Carbon sequestration involves long-term containment of CO₂ in ideally sealed reservoirs. However, CO₂ migration can weaken rocks and faults by geochemical alteration, elevate risks of seismic hazards, and loss of inventory. Recent studies show that CO₂ bleaching can alter the iron oxide grain coating of sand-sized quartz in sandstones, which may impose a significant influence on frictional stability and permeability evolution of faults in sandstones. This study investigates the influence of iron oxide grain coatings via coupled shear-flow experiments on uncoated, hematite-coated, and CO₂-transformed goethite-coated synthetic sand gouge. Shear strength, frictional stability, healing/relaxation, and shear-parallel permeability are measured in velocity-stepping and slide-hold-slide loading modes.
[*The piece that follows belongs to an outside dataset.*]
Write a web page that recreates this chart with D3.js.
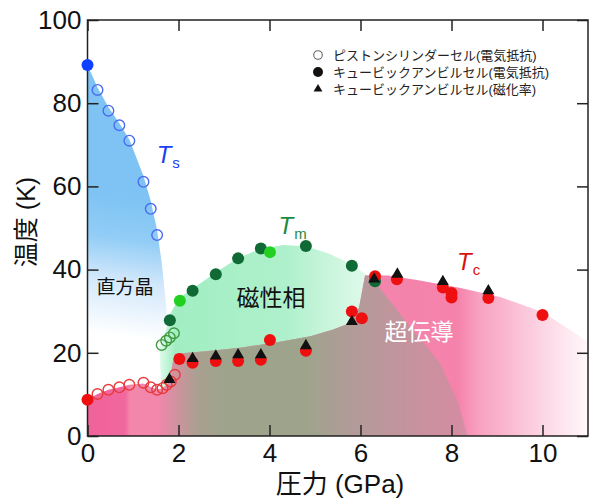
<!DOCTYPE html>
<meta charset="utf-8">
<style>
body { margin: 0; background: #fff; }
text { font-family: "Liberation Sans", "Noto Sans CJK JP", sans-serif; }
.axis line { stroke: #222; stroke-width: 1.5px; }
.axis path { display: none; }
.axis text { font-size: 26px; fill: #111; }
</style>
<svg></svg>
<script src="https://d3js.org/d3.v7.min.js"></script>
<script>

// ---- data (pressure GPa, temperature K) ----
var xTicks = [0, 2, 4, 6, 8, 10];
var yTicks = [0, 20, 40, 60, 80, 100];

var pistonTs = [[0.22,83.2],[0.46,78.2],[0.70,74.7],[0.92,71.0],[1.23,61.1],[1.39,54.6],[1.53,48.3]];
var cubicTs  = [[0,89.2]];
var pistonTc = [[0.22,10.1],[0.46,11.1],[0.70,11.7],[0.92,12.3],[1.23,12.8],[1.39,11.7],[1.53,11.1],[1.65,11.5],[1.74,12.3],[1.83,13.1],[1.92,14.7]];
var pistonTm = [[1.63,21.9],[1.73,22.9],[1.81,23.7],[1.90,24.7]];
var cubicTm  = [[1.81,27.8],[2.31,34.9],[2.82,38.9],[3.31,42.7],[3.81,45.1],[4.8,45.7],[5.81,40.9],[6.32,37.2]];
var cubicTm2 = [[2.03,32.5],[4.01,44.2]];
var cubicTc  = [[0,8.7],[2.02,18.5],[2.31,17.6],[2.82,18.0],[3.31,18.0],[3.81,18.3],[4.01,23.1],[4.8,20.5],[5.81,29.9],[6.03,28.3],[6.32,38.4],[6.8,37.7],[7.81,35.7],[8.0,34.4],[8.0,33.3],[8.81,33.2],[10.0,29.1]];
var suscTc   = [[1.80,13.6],[2.31,18.6],[2.82,19.2],[3.31,19.5],[3.81,19.5],[4.8,21.7],[5.81,27.5],[6.30,37.7],[6.81,38.9],[7.81,37.1],[8.81,34.9]];

// phase regions
var orthoRegion = [[0,89.2],[0.22,83.8],[0.46,79],[0.70,75.2],[0.92,71.3],[1.23,62.5],[1.39,56.5],[1.53,49.5],[1.64,41],[1.73,31],[1.8,21],[1.84,10],[1.84,0],[0,0]];
var magRegion = [[1.62,12],[1.58,21.5],[1.72,25],[1.82,29.5],[2.03,33.3],[2.31,35.4],[2.82,39.3],[3.31,42.8],[3.81,45],[4.3,45.9],[4.8,45.6],[5.3,43.9],[5.81,41.2],[6.12,38.8],[6.6,30],[7.2,20],[7.6,10],[7.8,0],[1.7,0]];
var scRegion = [[0,8.7],[0.22,10.1],[0.46,11.1],[0.70,11.7],[0.92,12.3],[1.23,12.6],[1.39,11.8],[1.53,11.2],[1.65,11.5],[1.74,12.3],[1.82,13.5],[1.86,17],[1.92,19.8],[2.6,20.4],[3.4,21.3],[4.2,22.6],[4.9,24],[5.4,25.6],[5.8,27.3],[5.97,31],[6.1,38.6],[6.6,38.6],[7.24,37.5],[8.2,35.6],[9.07,33.4],[10.0,29.8],[10.82,24],[11,22.5],[11,0],[0,0]];
var overlapRegion = [[1.55,0],[1.6,30],[6.1,42],[6.25,38],[7.0,27.5],[7.75,17.5],[8.15,8],[8.35,0]];

var legendLabels = ["ピストンシリンダーセル(電気抵抗)", "キュービックアンビルセル(電気抵抗)", "キュービックアンビルセル(磁化率)"];

var width = 591, height = 501;
var svg = d3.select("svg").attr("width", width).attr("height", height);

var x = d3.scaleLinear().domain([0, 11]).range([87.5, 588]);
var y = d3.scaleLinear().domain([0, 100]).range([436, 20]);

var defs = svg.append("defs");

function grad(id, x1, y1, x2, y2, stops) {
  var g = defs.append("linearGradient").attr("id", id)
    .attr("gradientUnits", "userSpaceOnUse")
    .attr("x1", x1).attr("y1", y1).attr("x2", x2).attr("y2", y2);
  stops.forEach(function(s) {
    g.append("stop").attr("offset", s[0]).attr("stop-color", s[1])
      .attr("stop-opacity", s[2] == null ? 1 : s[2]);
  });
}

grad("gBlue", x(0.4), y(58), x(0.0), y(25), [[0,"#7ec3f4"],[0.3,"#92cdf6"],[0.6,"#d2e8fb"],[1,"#ffffff"]]);
grad("gMint", x(1.55), 0, x(6.2), 0, [[0,"#e6fbef"],[0.08,"#a2eec3"],[0.6,"#aef0cb"],[1,"#e2faec"]]);
grad("gPink", x(0), 0, x(11), 0, [[0,"#f0629a"],[0.075,"#f0689e"],[0.085,"#f286ab"],[0.6,"#f484ab"],[0.74,"#f582ab"],[0.78,"#f8a0c0"],[0.9,"#fcd2e2"],[1,"#fff8fb"]]);
grad("gOlive", x(1.55), 0, x(8.35), 0, [[0,"#9ea48c",0],[0.125,"#9ea48c",0.85],[0.21,"#9ea48c",1],[0.48,"#9ea48c",1],[0.62,"#aa9e96",0.9],[1,"#c8909f",0.7]]);

var area = d3.line().x(function(d) { return x(d[0]); }).y(function(d) { return y(d[1]); });

defs.append("clipPath").attr("id", "clipSc")
  .append("path").attr("d", area(scRegion) + "Z");

var regions = svg.append("g");
regions.append("path").attr("d", area(orthoRegion) + "Z").attr("fill", "url(#gBlue)");
regions.append("path").attr("d", area(magRegion) + "Z").attr("fill", "url(#gMint)");
regions.append("path").attr("d", area(scRegion) + "Z").attr("fill", "url(#gPink)");
regions.append("path").attr("d", area(overlapRegion) + "Z").attr("fill", "url(#gOlive)")
  .attr("clip-path", "url(#clipSc)");

// phase names
svg.append("text").attr("x", 125).attr("y", 294).attr("text-anchor", "middle")
  .style("font-size", "19px").attr("fill", "#111").text("直方晶");
svg.append("text").attr("x", 271).attr("y", 306).attr("text-anchor", "middle")
  .style("font-size", "23px").attr("fill", "#111").text("磁性相");
svg.append("text").attr("x", 419).attr("y", 340).attr("text-anchor", "middle")
  .style("font-size", "23px").attr("fill", "#fff").text("超伝導");

// T labels
function tLabel(px, py, sub, color) {
  var t = svg.append("text").attr("x", px).attr("y", py).attr("fill", color);
  t.append("tspan").style("font-size", "24px").style("font-style", "italic").text("T");
  t.append("tspan").attr("dx", 1).attr("dy", 5).style("font-size", "15px").text(sub);
}
tLabel(x(1.52), y(65.6), "s", "#1a3ff0");
tLabel(x(4.2), y(48.6), "m", "#1e8a40");
tLabel(x(8.12), y(39.9), "c", "#d81010");

// axes with inward ticks on all sides
svg.append("g").attr("class", "axis").attr("transform", "translate(0," + y(0) + ")")
  .call(d3.axisBottom(x).tickValues(xTicks).tickSize(-11).tickPadding(8));
svg.append("g").attr("class", "axis").attr("transform", "translate(0," + y(100) + ")")
  .call(d3.axisTop(x).tickValues(xTicks).tickSize(-11).tickFormat(""));
svg.append("g").attr("class", "axis").attr("transform", "translate(" + x(0) + ",0)")
  .call(d3.axisLeft(y).tickValues(yTicks).tickSize(-11).tickPadding(6));
svg.append("g").attr("class", "axis").attr("transform", "translate(" + x(11) + ",0)")
  .call(d3.axisRight(y).tickValues(yTicks).tickSize(-11).tickFormat(""));

svg.append("rect").attr("x", x(0)).attr("y", y(100))
  .attr("width", x(11) - x(0)).attr("height", y(0) - y(100))
  .attr("fill", "none").attr("stroke", "#222").attr("stroke-width", 1.5);

svg.append("text").attr("x", 340).attr("y", 493).attr("text-anchor", "middle")
  .style("font-size", "26px").attr("fill", "#111").text("圧力 (GPa)");
svg.append("text").attr("transform", "translate(35,222) rotate(-90)").attr("text-anchor", "middle")
  .style("font-size", "25px").attr("fill", "#111").text("温度 (K)");

// markers
var pts = svg.append("g");
function openCircles(data, color) {
  pts.append("g").selectAll("circle").data(data).enter().append("circle")
    .attr("cx", function(d) { return x(d[0]); }).attr("cy", function(d) { return y(d[1]); })
    .attr("r", 5.3).attr("fill", "none").attr("stroke", color).attr("stroke-width", 1.4);
}
function dots(data, color) {
  pts.append("g").selectAll("circle").data(data).enter().append("circle")
    .attr("cx", function(d) { return x(d[0]); }).attr("cy", function(d) { return y(d[1]); })
    .attr("r", 6).attr("fill", color);
}
openCircles(pistonTs, "#4a6cf0");
openCircles(pistonTc, "#e83a3a");
openCircles(pistonTm, "#3f9a3f");
dots(cubicTs, "#1040ff");
dots(cubicTm, "#0f6a36");
dots(cubicTm2, "#22d022");
dots(cubicTc, "#ee1010");

var tri = d3.symbol().type(d3.symbolTriangle).size(62);
pts.append("g").selectAll("path").data(suscTc).enter().append("path")
  .attr("d", tri)
  .attr("transform", function(d) { return "translate(" + x(d[0]) + "," + y(d[1]) + ")"; })
  .attr("fill", "#111");

// legend
var legend = svg.append("g");
legendLabels.forEach(function(label, i) {
  var ly = 55 + i * 17;
  if (i === 0) legend.append("circle").attr("cx", 318).attr("cy", ly).attr("r", 4.3)
    .attr("fill", "none").attr("stroke", "#666").attr("stroke-width", 1.1);
  if (i === 1) legend.append("circle").attr("cx", 318).attr("cy", ly).attr("r", 5).attr("fill", "#111");
  if (i === 2) legend.append("path").attr("d", d3.symbol().type(d3.symbolTriangle).size(34))
    .attr("transform", "translate(318," + ly + ")").attr("fill", "#111");
  legend.append("text").attr("x", 333).attr("y", ly).attr("dy", "0.36em")
    .style("font-size", "13px").attr("fill", "#222").text(label);
});

</script>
Hematite-coated sand exhibits the highest shear strength, followed by goethite-coated and uncoated sand. All samples, both coated and uncoated, show similar residual shear strength. Frictional stability measurements suggest hematite-coated sand may undergo potential seismic slip (negative (a − b) values); goethite-coated sand is aseismic (positive (a − b) values) but features higher frictional healing and relaxation. Shear-parallel permeability enhances during initial shear in all samples, followed by a sharp decline after the peak strength, except for goethite-coated sand, for which permeability reduction is moderate. SEM characterizations pre- and post-shear suggest that the competitive liberation, transport, and clogging of coating particles and shear-produced wear products can be an important mechanism in permeability evolution.